What the task requires
The entries below should be given again exactly, minus their pictures.

═════ Data for processing

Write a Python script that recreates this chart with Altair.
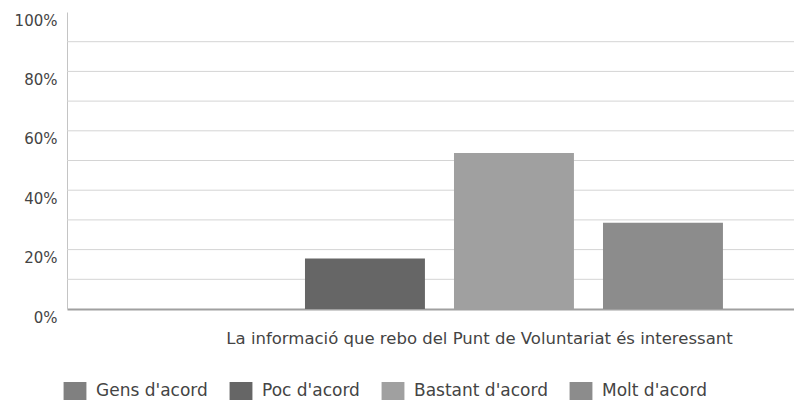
import altair as alt
import pandas as pd

categories = ["Gens d'acord", "Poc d'acord", "Bastant d'acord", "Molt d'acord"]
values = [0.0, 0.17, 0.525, 0.29]
colors = ["#808080", "#666666", "#a0a0a0", "#8c8c8c"]
question = "La informació que rebo del Punt de Voluntariat és interessant"
y_ticks = [0, 0.2, 0.4, 0.6, 0.8, 1.0]
grid_values = [0.1, 0.2, 0.3, 0.4, 0.5, 0.6, 0.7, 0.8, 0.9]

FONT = "DejaVu Sans"

bars_df = pd.DataFrame({"cat": categories, "val": values})
grid_df = pd.DataFrame({"g": grid_values})

yscale = alt.Scale(domain=[0, 1], nice=False)
yaxis = alt.Axis(
    values=y_ticks, format=".0%", title=None, grid=False, ticks=False,
    labelFont=FONT, labelFontSize=15, labelColor="#444444",
    labelPadding=10, labelBaseline="top", labelOffset=1,
    domainColor="#c4c4c4", domainWidth=1,
)

grid = alt.Chart(grid_df).mark_rule(color="#d4d4d4", strokeWidth=1).encode(
    y=alt.Y("g:Q", scale=yscale, axis=yaxis)
)

bars = alt.Chart(bars_df).mark_bar().encode(
    x=alt.X(
        "cat:N",
        sort=categories,
        scale=alt.Scale(paddingInner=0.195, paddingOuter=0.537, align=0.556),
        axis=alt.Axis(
            labels=False, ticks=False, title=question,
            titleFont=FONT, titleFontSize=16.5, titleFontWeight="normal",
            titleColor="#444444", titleX=412, titleY=29,
            titleAlign="center", titleBaseline="middle",
            domainColor="#a0a0a0", domainWidth=2,
        ),
    ),
    y=alt.Y("val:Q", scale=yscale, axis=yaxis),
    color=alt.Color(
        "cat:N",
        scale=alt.Scale(domain=categories, range=colors),
        legend=alt.Legend(
            title=None, orient="none", direction="horizontal",
            legendX=-1, legendY=370,
            symbolType="M-1.27,-1H1.27V1H-1.27Z", symbolSize=324,
            symbolStrokeWidth=0,
            labelFont=FONT, labelFontSize=17, labelColor="#444444",
            labelOffset=12, columnPadding=21,
        ),
    ),
)

chart = alt.layer(grid, bars).properties(
    width=727, height=297,
    autosize=alt.AutoSizeParams(type="none"),
    padding={"left": 59, "top": 4, "right": 0, "bottom": 91},
).configure_view(stroke=None)

chart.save("out.html", embed_options={"renderer": "svg", "actions": False})
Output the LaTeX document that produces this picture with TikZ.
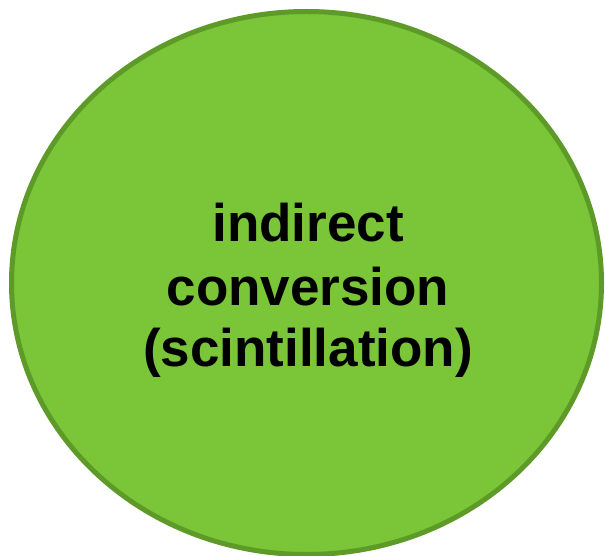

══════════

Reply to the exercise
Write a Python script that recreates this chart with Altair.
import altair as alt
import pandas as pd

categories = ["Gens d'acord", "Poc d'acord", "Bastant d'acord", "Molt d'acord"]
values = [0.0, 0.17, 0.525, 0.29]
colors = ["#808080", "#666666", "#a0a0a0", "#8c8c8c"]
question = "La informació que rebo del Punt de Voluntariat és interessant"
y_ticks = [0, 0.2, 0.4, 0.6, 0.8, 1.0]
grid_values = [0.1, 0.2, 0.3, 0.4, 0.5, 0.6, 0.7, 0.8, 0.9]

FONT = "DejaVu Sans"

bars_df = pd.DataFrame({"cat": categories, "val": values})
grid_df = pd.DataFrame({"g": grid_values})

yscale = alt.Scale(domain=[0, 1], nice=False)
yaxis = alt.Axis(
    values=y_ticks, format=".0%", title=None, grid=False, ticks=False,
    labelFont=FONT, labelFontSize=15, labelColor="#444444",
    labelPadding=10, labelBaseline="top", labelOffset=1,
    domainColor="#c4c4c4", domainWidth=1,
)

grid = alt.Chart(grid_df).mark_rule(color="#d4d4d4", strokeWidth=1).encode(
    y=alt.Y("g:Q", scale=yscale, axis=yaxis)
)

bars = alt.Chart(bars_df).mark_bar().encode(
    x=alt.X(
        "cat:N",
        sort=categories,
        scale=alt.Scale(paddingInner=0.195, paddingOuter=0.537, align=0.556),
        axis=alt.Axis(
            labels=False, ticks=False, title=question,
            titleFont=FONT, titleFontSize=16.5, titleFontWeight="normal",
            titleColor="#444444", titleX=412, titleY=29,
            titleAlign="center", titleBaseline="middle",
            domainColor="#a0a0a0", domainWidth=2,
        ),
    ),
    y=alt.Y("val:Q", scale=yscale, axis=yaxis),
    color=alt.Color(
        "cat:N",
        scale=alt.Scale(domain=categories, range=colors),
        legend=alt.Legend(
            title=None, orient="none", direction="horizontal",
            legendX=-1, legendY=370,
            symbolType="M-1.27,-1H1.27V1H-1.27Z", symbolSize=324,
            symbolStrokeWidth=0,
            labelFont=FONT, labelFontSize=17, labelColor="#444444",
            labelOffset=12, columnPadding=21,
        ),
    ),
)

chart = alt.layer(grid, bars).properties(
    width=727, height=297,
    autosize=alt.AutoSizeParams(type="none"),
    padding={"left": 59, "top": 4, "right": 0, "bottom": 91},
).configure_view(stroke=None)

chart.save("out.html", embed_options={"renderer": "svg", "actions": False})
Output the LaTeX document that produces this picture with TikZ.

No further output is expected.